> [TO BE DONE] Nothing outside the range is to be copied. From the entries below, reproduce exactly the lines starting at the one with "Clone this chart" and ending at the one with "import * as echarts from 'echarts';", without pictures.

> [EXCERPTED DATA]

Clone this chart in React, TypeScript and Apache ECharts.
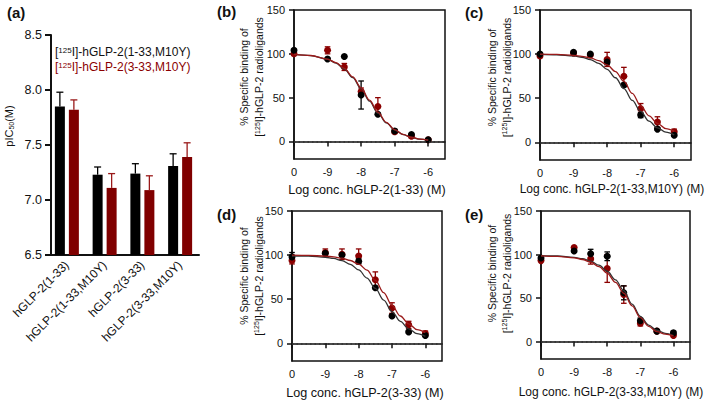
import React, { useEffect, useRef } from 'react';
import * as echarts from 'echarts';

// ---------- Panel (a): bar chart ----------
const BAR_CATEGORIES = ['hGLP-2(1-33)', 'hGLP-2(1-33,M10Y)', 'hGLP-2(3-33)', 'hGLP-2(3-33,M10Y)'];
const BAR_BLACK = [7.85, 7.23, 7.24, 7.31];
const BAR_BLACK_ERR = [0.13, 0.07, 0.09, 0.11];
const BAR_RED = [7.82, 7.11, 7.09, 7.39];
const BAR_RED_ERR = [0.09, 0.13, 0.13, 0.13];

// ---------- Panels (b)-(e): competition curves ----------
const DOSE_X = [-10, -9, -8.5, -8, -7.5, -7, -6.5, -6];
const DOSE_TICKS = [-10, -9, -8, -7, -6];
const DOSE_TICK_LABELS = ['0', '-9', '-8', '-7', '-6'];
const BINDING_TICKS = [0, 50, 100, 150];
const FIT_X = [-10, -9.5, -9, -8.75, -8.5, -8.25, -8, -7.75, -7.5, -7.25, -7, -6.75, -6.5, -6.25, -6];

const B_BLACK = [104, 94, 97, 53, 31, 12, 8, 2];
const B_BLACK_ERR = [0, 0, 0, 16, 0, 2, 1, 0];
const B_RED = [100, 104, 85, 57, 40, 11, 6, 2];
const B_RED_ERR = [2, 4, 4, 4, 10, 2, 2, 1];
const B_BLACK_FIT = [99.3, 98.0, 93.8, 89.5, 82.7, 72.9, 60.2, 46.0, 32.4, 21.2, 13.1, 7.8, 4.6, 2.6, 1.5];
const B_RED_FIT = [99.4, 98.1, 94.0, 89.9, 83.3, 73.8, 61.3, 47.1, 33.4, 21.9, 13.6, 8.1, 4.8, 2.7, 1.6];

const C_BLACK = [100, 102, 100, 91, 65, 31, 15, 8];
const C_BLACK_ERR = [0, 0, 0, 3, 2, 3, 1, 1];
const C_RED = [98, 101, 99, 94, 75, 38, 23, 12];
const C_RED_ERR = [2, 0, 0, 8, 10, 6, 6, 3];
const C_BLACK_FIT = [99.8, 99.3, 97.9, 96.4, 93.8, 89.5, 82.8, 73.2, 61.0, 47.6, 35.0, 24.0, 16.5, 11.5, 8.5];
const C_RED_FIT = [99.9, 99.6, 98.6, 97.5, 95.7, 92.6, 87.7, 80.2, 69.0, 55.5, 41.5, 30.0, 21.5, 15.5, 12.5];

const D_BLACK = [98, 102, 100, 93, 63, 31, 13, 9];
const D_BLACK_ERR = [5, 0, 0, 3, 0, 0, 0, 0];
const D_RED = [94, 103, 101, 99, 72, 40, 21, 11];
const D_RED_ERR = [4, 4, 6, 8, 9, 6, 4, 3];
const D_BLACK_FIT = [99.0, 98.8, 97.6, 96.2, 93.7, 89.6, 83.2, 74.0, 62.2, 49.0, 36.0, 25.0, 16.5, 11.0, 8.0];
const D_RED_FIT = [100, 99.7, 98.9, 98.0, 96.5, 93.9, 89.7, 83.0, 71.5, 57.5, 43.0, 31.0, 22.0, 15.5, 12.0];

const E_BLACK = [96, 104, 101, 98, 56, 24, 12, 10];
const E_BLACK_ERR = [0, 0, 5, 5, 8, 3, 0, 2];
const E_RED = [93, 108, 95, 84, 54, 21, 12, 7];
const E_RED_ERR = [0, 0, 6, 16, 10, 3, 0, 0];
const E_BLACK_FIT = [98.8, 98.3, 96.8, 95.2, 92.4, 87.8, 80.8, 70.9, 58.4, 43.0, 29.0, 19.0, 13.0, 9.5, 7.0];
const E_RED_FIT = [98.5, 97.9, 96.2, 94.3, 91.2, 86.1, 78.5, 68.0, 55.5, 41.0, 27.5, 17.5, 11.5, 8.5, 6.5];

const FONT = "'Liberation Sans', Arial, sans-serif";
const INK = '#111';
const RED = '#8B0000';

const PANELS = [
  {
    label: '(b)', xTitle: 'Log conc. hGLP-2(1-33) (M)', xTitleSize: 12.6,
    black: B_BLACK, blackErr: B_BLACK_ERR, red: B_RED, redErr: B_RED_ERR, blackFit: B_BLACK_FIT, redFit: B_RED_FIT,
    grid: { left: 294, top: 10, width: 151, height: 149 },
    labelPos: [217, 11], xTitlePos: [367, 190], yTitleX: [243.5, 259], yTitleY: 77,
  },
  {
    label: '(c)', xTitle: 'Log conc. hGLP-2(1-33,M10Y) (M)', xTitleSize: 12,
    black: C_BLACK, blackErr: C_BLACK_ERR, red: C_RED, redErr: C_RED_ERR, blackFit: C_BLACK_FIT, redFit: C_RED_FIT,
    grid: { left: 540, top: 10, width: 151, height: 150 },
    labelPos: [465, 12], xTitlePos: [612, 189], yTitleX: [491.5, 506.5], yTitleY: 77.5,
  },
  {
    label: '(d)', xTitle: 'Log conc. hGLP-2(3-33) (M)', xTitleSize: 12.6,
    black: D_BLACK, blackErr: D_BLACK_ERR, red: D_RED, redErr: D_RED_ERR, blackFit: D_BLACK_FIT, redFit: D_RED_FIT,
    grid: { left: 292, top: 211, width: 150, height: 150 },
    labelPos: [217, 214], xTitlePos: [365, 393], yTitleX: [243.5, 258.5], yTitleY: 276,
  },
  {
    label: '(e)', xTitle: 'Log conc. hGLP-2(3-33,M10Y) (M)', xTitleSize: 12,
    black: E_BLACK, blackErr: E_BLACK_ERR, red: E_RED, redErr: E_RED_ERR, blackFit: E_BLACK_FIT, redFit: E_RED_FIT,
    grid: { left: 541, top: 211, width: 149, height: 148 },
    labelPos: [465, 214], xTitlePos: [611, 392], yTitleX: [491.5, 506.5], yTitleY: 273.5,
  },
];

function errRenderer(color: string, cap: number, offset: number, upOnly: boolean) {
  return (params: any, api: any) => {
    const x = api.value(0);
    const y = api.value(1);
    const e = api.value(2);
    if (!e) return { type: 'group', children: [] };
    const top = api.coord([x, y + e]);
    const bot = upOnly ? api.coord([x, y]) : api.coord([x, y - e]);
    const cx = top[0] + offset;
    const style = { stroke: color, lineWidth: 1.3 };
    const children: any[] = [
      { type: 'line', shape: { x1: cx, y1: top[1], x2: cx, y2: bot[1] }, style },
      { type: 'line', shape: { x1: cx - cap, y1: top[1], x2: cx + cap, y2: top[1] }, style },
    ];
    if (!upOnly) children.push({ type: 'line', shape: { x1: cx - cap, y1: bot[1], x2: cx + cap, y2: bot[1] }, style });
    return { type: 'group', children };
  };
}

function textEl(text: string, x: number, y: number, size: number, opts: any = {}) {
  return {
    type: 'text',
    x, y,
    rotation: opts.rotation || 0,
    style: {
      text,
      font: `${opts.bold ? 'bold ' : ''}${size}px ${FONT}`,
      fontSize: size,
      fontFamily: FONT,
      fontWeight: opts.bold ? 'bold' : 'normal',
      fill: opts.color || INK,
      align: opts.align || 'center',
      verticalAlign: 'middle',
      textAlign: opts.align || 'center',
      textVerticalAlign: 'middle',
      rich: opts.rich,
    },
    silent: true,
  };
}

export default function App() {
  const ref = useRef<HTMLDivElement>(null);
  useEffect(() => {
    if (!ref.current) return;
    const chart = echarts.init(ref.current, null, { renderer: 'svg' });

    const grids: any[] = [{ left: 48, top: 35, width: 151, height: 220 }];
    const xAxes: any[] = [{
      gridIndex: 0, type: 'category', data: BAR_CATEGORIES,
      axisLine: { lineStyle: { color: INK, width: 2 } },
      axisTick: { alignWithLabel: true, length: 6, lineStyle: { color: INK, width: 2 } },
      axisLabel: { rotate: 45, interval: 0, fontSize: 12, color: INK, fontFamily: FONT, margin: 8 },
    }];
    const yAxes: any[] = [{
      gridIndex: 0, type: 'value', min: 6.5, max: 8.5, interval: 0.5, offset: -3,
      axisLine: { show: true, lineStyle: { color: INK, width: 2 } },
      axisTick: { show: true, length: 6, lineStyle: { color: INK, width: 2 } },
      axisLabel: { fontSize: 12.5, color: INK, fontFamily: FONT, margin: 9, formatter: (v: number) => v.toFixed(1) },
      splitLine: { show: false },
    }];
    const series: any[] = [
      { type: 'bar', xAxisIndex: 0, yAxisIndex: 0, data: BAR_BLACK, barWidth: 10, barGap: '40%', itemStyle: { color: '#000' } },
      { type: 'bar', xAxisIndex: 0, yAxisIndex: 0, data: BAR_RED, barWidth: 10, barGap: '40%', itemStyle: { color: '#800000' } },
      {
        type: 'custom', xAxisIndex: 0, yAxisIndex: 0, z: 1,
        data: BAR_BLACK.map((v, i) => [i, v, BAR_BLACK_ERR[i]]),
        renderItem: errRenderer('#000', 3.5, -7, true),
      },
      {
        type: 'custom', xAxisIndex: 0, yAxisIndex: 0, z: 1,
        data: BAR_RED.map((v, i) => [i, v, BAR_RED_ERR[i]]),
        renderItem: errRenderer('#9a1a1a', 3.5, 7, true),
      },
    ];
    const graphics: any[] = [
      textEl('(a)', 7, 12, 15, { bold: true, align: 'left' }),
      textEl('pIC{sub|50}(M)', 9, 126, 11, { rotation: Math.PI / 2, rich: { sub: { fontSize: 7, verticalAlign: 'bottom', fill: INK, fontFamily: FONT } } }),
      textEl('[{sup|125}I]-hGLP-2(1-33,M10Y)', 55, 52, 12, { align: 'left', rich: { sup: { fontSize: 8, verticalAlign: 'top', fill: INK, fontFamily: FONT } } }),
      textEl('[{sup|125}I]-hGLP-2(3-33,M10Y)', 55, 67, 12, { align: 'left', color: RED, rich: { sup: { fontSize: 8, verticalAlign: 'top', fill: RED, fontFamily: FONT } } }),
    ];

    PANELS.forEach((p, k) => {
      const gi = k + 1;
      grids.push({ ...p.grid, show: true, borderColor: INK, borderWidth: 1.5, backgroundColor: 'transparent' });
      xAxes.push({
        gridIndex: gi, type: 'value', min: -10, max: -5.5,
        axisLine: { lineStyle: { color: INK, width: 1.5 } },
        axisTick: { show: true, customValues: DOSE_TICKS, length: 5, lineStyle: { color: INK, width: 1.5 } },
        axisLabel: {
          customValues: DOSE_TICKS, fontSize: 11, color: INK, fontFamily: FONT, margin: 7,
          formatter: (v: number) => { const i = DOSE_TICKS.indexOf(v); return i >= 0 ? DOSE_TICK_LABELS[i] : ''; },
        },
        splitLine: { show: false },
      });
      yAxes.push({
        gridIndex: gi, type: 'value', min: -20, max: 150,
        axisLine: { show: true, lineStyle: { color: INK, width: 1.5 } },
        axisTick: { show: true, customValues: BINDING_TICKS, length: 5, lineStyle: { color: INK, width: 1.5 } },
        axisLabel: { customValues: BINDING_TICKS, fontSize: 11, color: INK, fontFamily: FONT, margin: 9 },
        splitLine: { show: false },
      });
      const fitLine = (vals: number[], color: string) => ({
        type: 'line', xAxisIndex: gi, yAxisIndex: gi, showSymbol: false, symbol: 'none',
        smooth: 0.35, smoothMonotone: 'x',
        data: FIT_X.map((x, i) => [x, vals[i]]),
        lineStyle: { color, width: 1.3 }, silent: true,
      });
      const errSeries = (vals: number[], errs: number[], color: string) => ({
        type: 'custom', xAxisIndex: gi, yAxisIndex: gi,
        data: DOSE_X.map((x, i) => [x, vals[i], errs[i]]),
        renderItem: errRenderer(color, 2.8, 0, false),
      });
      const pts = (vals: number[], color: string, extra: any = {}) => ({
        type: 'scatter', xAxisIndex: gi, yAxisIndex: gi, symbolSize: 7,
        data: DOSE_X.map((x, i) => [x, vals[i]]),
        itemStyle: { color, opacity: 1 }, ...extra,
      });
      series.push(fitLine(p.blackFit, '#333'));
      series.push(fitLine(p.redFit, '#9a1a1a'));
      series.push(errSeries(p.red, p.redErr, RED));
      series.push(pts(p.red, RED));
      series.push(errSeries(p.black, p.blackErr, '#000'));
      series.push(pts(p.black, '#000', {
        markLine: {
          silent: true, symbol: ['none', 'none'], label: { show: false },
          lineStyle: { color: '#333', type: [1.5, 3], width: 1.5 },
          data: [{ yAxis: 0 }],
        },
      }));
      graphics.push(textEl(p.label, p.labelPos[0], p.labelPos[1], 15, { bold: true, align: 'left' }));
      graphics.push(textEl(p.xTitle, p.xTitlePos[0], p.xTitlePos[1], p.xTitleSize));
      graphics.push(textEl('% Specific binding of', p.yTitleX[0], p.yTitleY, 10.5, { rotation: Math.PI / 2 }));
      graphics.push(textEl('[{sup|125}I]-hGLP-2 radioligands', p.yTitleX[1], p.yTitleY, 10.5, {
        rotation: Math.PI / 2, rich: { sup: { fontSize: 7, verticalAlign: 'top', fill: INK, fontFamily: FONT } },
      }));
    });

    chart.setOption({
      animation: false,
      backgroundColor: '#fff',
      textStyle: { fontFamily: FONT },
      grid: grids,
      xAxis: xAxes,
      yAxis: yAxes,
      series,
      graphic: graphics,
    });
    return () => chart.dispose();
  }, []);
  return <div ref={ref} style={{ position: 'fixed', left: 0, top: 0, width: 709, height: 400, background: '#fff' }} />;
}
* * *
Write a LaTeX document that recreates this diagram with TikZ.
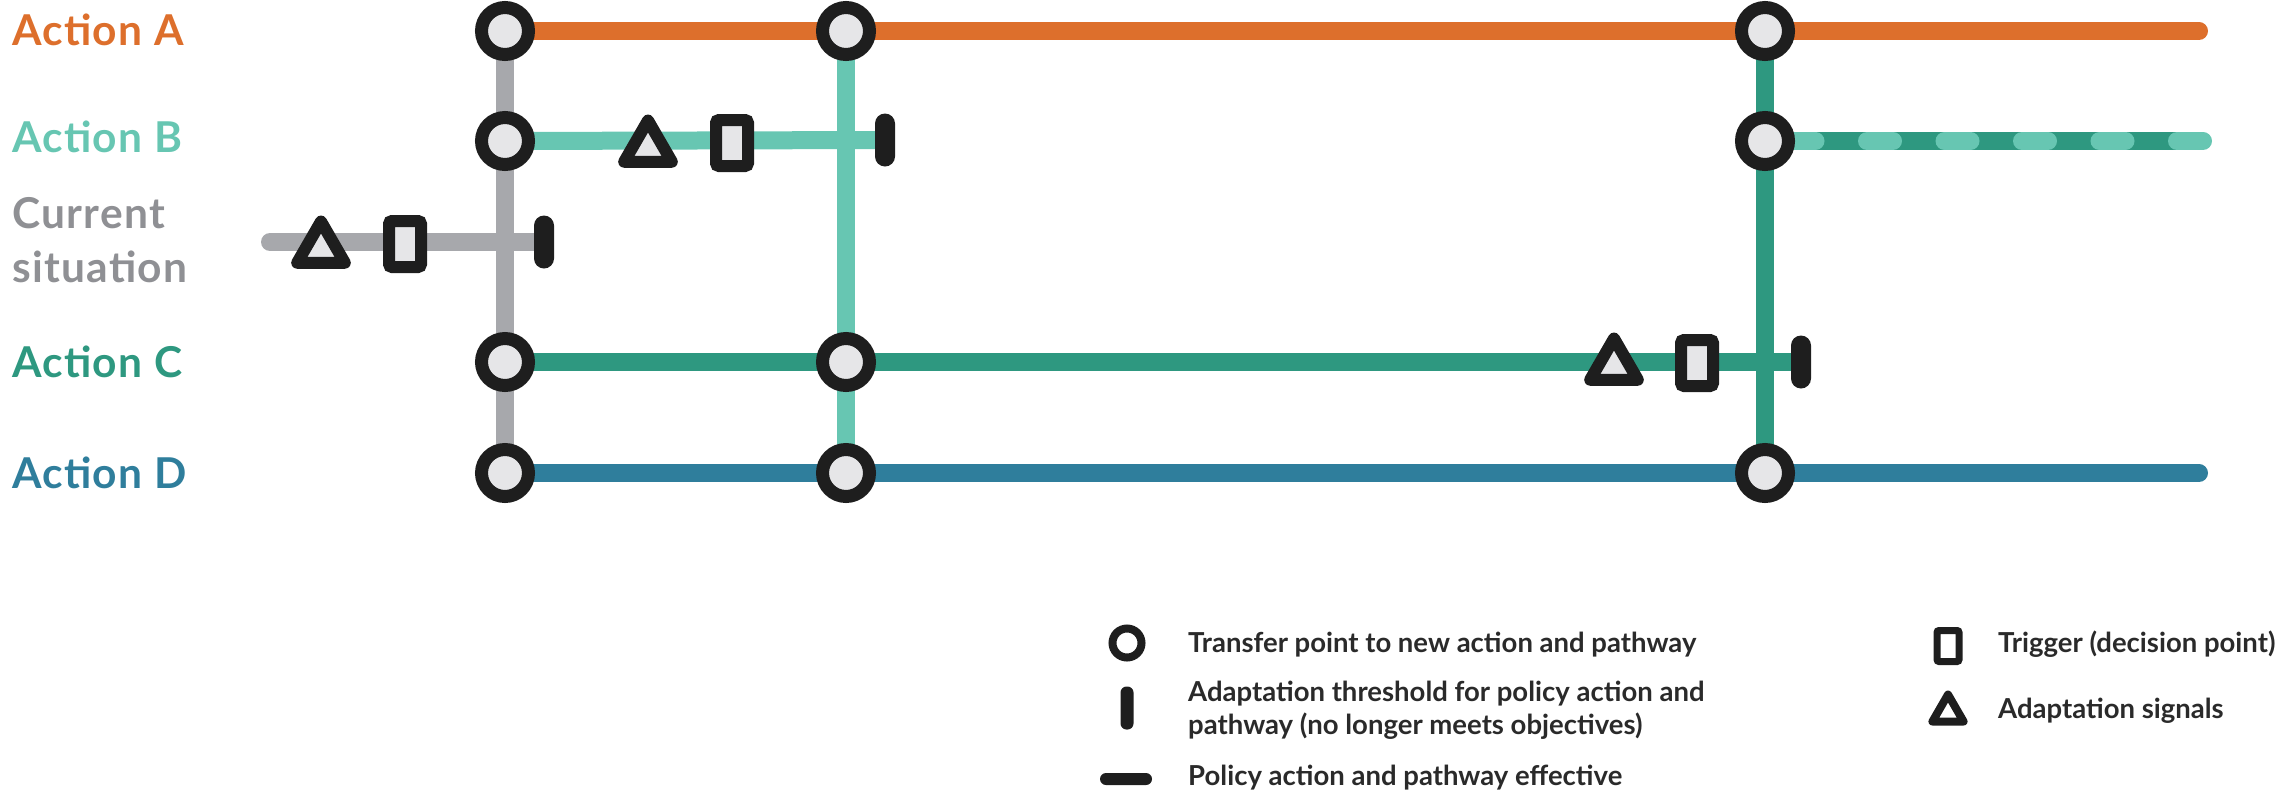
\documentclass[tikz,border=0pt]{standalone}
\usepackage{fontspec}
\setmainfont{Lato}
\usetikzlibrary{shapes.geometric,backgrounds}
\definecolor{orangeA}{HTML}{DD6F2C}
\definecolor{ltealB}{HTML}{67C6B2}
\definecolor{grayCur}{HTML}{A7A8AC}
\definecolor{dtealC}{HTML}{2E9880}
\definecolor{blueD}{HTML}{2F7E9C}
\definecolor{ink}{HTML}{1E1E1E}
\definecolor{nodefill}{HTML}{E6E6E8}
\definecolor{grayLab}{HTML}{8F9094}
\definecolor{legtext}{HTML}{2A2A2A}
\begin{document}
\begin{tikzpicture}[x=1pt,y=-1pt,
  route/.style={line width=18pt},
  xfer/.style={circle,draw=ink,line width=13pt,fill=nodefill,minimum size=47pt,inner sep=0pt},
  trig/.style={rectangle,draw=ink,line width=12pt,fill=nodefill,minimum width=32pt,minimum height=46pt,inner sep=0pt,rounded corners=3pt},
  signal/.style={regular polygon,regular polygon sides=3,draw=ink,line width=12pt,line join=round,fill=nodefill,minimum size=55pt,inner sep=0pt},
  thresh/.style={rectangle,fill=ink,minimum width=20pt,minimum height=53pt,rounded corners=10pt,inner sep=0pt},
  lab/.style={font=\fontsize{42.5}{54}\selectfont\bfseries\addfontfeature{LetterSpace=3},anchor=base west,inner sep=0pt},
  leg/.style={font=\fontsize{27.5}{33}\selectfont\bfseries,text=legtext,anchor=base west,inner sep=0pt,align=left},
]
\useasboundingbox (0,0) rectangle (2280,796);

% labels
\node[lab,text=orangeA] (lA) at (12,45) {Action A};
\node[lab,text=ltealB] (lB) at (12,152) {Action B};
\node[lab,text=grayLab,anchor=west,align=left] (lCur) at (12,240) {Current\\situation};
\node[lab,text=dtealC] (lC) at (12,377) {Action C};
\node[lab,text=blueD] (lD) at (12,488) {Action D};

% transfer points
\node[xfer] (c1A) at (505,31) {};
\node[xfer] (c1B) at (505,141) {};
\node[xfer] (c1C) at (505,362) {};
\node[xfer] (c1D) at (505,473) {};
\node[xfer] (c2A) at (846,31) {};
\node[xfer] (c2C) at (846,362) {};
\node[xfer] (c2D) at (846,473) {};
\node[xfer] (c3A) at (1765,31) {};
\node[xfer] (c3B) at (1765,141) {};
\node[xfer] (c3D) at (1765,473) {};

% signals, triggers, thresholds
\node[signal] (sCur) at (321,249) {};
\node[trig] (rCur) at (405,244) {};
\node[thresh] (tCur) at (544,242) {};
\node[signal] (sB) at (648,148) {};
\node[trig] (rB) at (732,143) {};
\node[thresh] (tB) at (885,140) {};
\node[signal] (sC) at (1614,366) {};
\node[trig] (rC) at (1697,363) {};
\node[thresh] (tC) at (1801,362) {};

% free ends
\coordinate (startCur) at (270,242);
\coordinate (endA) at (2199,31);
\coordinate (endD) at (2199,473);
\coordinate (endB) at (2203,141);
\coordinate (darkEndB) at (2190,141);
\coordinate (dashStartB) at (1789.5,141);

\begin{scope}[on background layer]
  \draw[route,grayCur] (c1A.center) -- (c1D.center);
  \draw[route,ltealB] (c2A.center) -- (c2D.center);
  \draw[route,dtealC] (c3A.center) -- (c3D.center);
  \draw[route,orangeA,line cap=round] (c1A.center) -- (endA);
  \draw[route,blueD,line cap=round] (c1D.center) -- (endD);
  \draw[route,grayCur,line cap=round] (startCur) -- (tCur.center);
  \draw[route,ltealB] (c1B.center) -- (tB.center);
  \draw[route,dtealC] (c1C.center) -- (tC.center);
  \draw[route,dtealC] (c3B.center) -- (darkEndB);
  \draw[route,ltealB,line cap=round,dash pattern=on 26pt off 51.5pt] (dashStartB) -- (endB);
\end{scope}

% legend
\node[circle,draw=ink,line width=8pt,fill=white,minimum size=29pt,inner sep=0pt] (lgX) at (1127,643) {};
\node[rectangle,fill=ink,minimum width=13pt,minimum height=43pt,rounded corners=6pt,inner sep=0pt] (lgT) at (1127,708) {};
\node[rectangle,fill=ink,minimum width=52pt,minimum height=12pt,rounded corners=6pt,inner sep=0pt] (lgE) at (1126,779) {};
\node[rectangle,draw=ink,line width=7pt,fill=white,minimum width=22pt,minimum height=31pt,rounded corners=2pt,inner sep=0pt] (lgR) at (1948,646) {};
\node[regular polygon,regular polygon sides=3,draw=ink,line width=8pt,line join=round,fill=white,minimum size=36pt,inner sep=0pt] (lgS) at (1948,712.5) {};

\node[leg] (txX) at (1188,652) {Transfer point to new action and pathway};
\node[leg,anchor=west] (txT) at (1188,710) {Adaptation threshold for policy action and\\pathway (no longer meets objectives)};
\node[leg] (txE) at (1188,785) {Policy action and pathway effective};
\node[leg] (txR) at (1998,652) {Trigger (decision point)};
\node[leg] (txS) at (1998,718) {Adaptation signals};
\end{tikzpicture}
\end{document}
==
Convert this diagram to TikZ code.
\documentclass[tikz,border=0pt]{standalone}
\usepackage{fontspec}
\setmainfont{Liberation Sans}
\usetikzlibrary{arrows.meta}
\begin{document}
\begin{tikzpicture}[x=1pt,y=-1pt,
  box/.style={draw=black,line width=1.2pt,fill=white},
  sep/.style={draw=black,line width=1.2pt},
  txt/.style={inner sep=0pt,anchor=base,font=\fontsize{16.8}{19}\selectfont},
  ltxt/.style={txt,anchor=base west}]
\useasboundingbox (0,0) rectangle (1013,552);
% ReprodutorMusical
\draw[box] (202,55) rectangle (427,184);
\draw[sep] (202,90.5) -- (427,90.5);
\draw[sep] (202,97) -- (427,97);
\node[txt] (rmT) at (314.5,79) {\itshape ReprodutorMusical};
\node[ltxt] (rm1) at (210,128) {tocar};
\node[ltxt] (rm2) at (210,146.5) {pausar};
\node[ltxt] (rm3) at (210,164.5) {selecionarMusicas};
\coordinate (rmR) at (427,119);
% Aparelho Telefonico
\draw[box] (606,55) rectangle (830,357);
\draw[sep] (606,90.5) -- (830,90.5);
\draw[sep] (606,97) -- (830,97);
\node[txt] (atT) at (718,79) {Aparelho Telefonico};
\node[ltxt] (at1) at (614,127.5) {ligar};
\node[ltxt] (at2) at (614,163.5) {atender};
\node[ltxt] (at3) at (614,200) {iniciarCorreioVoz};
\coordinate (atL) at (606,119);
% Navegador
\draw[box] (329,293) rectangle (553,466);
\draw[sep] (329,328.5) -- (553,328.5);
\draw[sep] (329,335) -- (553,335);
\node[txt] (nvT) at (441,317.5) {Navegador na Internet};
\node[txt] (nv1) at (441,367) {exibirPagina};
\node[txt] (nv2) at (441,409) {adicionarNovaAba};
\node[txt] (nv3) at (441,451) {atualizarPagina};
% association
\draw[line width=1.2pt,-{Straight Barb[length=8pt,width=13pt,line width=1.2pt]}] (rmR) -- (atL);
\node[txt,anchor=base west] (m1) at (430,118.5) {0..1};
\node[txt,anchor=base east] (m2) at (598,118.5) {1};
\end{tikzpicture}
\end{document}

> [IN RESPONSE]
Clone this chart in React, TypeScript and Apache ECharts.
import React, { useEffect, useRef } from 'react';
import * as echarts from 'echarts';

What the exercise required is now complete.